Reproduce every line in the listing that contains the word "Rebuild".

* Plotting code records
....
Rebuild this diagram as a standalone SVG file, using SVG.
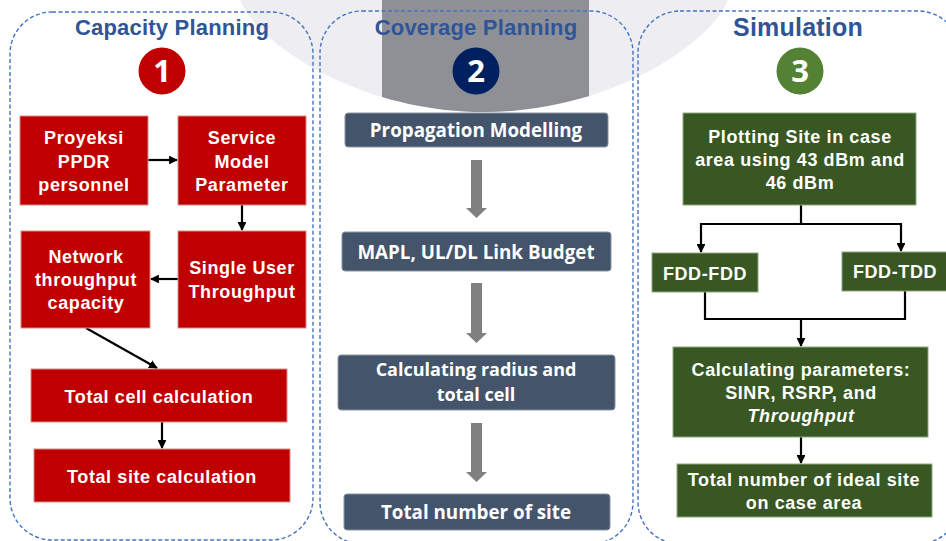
<svg xmlns="http://www.w3.org/2000/svg" width="946" height="541" viewBox="0 0 946 541">
<defs>
<style>
.panel{fill:none;stroke:#4472C4;stroke-width:1.4;stroke-dasharray:4 2.5}
.title{font-family:"Liberation Sans",Arial,sans-serif;font-weight:bold;font-size:22px;fill:#2F5597;text-anchor:middle;letter-spacing:0.2px}
.num{font-family:"Open Sans","Liberation Sans",sans-serif;font-weight:bold;font-size:31px;fill:#fff;text-anchor:middle}
.red{fill:#C00000;stroke:#D98C8C;stroke-width:1}
.grn{fill:#385723;stroke:#8FA882;stroke-width:1}
.slate{fill:#44546A;stroke:#8A95A5;stroke-width:1}
.t{font-family:"Liberation Sans",Arial,sans-serif;font-weight:bold;font-size:18px;fill:#fff;text-anchor:middle;letter-spacing:0.6px}
.c{font-family:"Open Sans","Noto Sans",sans-serif;font-weight:bold;font-size:18.8px;fill:#fff;text-anchor:middle}
.ln{fill:none;stroke:#000;stroke-width:2.2}
.blk{fill:#808080}
</style>
<marker id="ah" viewBox="0 0 10 10" refX="9" refY="5" markerWidth="4" markerHeight="4" orient="auto" markerUnits="strokeWidth">
<path d="M0,0 L10,5 L0,10 z" fill="#000"/>
</marker>
<clipPath id="bgclip"><path d="M240,0 C258,45 360,112 484,112 C608,112 710,45 728,0 Z"/></clipPath>
</defs>
<rect width="946" height="541" fill="#fff"/>
<g id="background">
<path d="M240,0 C258,45 360,112 484,112 C608,112 710,45 728,0 Z" fill="#EEEEF2"/>
<rect x="382" y="0" width="207" height="120" fill="#8E9096" clip-path="url(#bgclip)"/>
</g>
<g id="panels">
<rect class="panel" x="10" y="12" width="303" height="528" rx="42"/>
<rect class="panel" x="320" y="11" width="313" height="533" rx="42"/>
<rect class="panel" x="638" y="11" width="322" height="533" rx="42"/>
</g>
<g id="titles">
<text class="title" x="172" y="35">Capacity Planning</text>
<text class="title" x="476" y="35">Coverage Planning</text>
<text class="title" x="798" y="36" style="font-size:25px">Simulation</text>
</g>
<g id="step1"><circle cx="162" cy="71" r="23.5" fill="#C00000"/><text class="num" x="162" y="82">1</text></g>
<g id="step2"><circle cx="476" cy="71" r="23.5" fill="#002060"/><text class="num" x="476" y="82">2</text></g>
<g id="step3"><circle cx="800" cy="71" r="23.5" fill="#548235"/><text class="num" x="800" y="82">3</text></g>

<g id="connectors">
<line class="ln" x1="148" y1="160" x2="177" y2="160" marker-end="url(#ah)"/>
<line class="ln" x1="242" y1="205" x2="242" y2="230" marker-end="url(#ah)"/>
<line class="ln" x1="178" y1="279" x2="151" y2="279" marker-end="url(#ah)"/>
<line class="ln" x1="86" y1="328" x2="157" y2="368" marker-end="url(#ah)"/>
<line class="ln" x1="162" y1="422" x2="162" y2="448" marker-end="url(#ah)"/>
<path class="blk" d="M471,160 H482 V208 H487 L476.5,218 L466,208 H471 Z"/>
<path class="blk" d="M471,283 H482 V333 H487 L476.5,343 L466,333 H471 Z"/>
<path class="blk" d="M471,423 H482 V472 H487 L476.5,482 L466,472 H471 Z"/>
<path class="ln" d="M801,205 V224 M701,224 H901"/>
<line class="ln" x1="701" y1="223" x2="701" y2="252" marker-end="url(#ah)"/>
<line class="ln" x1="901" y1="223" x2="901" y2="251" marker-end="url(#ah)"/>
<path class="ln" d="M705,292 V319 H905 V291"/>
<line class="ln" x1="801" y1="319" x2="801" y2="346" marker-end="url(#ah)"/>
<line class="ln" x1="801" y1="437" x2="801" y2="463" marker-end="url(#ah)"/>
</g>

<g id="proyeksi"><rect class="red" x="20" y="116" width="128" height="89"/>
<text class="t" x="84" y="144">Proyeksi</text><text class="t" x="84" y="168">PPDR</text><text class="t" x="84" y="191">personnel</text></g>
<g id="service"><rect class="red" x="178" y="116" width="128" height="89"/>
<text class="t" x="242" y="144">Service</text><text class="t" x="242" y="168">Model</text><text class="t" x="242" y="191">Parameter</text></g>
<g id="network"><rect class="red" x="21" y="231" width="129" height="97"/>
<text class="t" x="86" y="263">Network</text><text class="t" x="86" y="286">throughput</text><text class="t" x="86" y="309">capacity</text></g>
<g id="single"><rect class="red" x="178" y="231" width="128" height="97"/>
<text class="t" x="242" y="274">Single User</text><text class="t" x="242" y="298">Throughput</text></g>
<g id="totalcell"><rect class="red" x="31" y="369" width="256" height="53"/>
<text class="t" x="159" y="403">Total cell calculation</text></g>
<g id="totalsite"><rect class="red" x="34" y="449" width="256" height="53"/>
<text class="t" x="162" y="483">Total site calculation</text></g>

<g id="propagation"><rect class="slate" x="345" y="113" width="263" height="34" rx="3"/>
<text class="c" x="476" y="137">Propagation Modelling</text></g>
<g id="mapl"><rect class="slate" x="342" y="232" width="269" height="39" rx="3"/>
<text class="c" x="476" y="259">MAPL, UL/DL Link Budget</text></g>
<g id="radius"><rect class="slate" x="338" y="355" width="277" height="55" rx="3"/>
<text class="c" x="476" y="376" style="font-size:18px">Calculating radius and</text><text class="c" x="476" y="401" style="font-size:18px">total cell</text></g>
<g id="totalnumber"><rect class="slate" x="344" y="494" width="266" height="36" rx="3"/>
<text class="c" x="476" y="519">Total number of site</text></g>

<g id="plotting"><rect class="grn" x="683" y="113" width="233" height="92"/>
<text class="t" x="800" y="143">Plotting Site in case</text><text class="t" x="800" y="166">area using 43 dBm and</text><text class="t" x="800" y="189">46 dBm</text></g>
<g id="fddfdd"><rect class="grn" x="652" y="253" width="106" height="39"/>
<text class="t" x="705" y="280">FDD-FDD</text></g>
<g id="fddtdd"><rect class="grn" x="842" y="252" width="108" height="39"/>
<text class="t" x="895" y="278">FDD-TDD</text></g>
<g id="params"><rect class="grn" x="673" y="347" width="255" height="90"/>
<text class="t" x="801" y="376">Calculating parameters:</text><text class="t" x="801" y="399">SINR, RSRP, and</text><text class="t" x="801" y="422" font-style="italic">Throughput</text></g>
<g id="ideal"><rect class="grn" x="677" y="464" width="255" height="53"/>
<text class="t" x="804" y="486">Total number of ideal site</text><text class="t" x="804" y="509">on case area</text></g>
</svg>
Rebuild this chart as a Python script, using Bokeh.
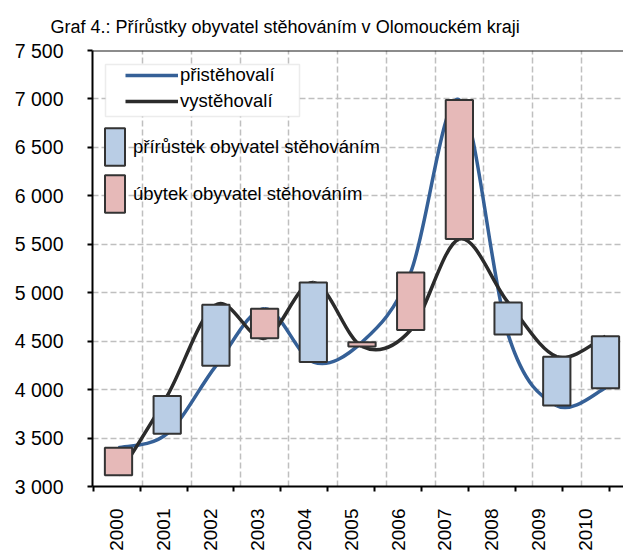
....
* FULL ANSWER
Rebuild this diagram as a standalone SVG file, using SVG.
Rebuild this chart as a Python script, using Bokeh.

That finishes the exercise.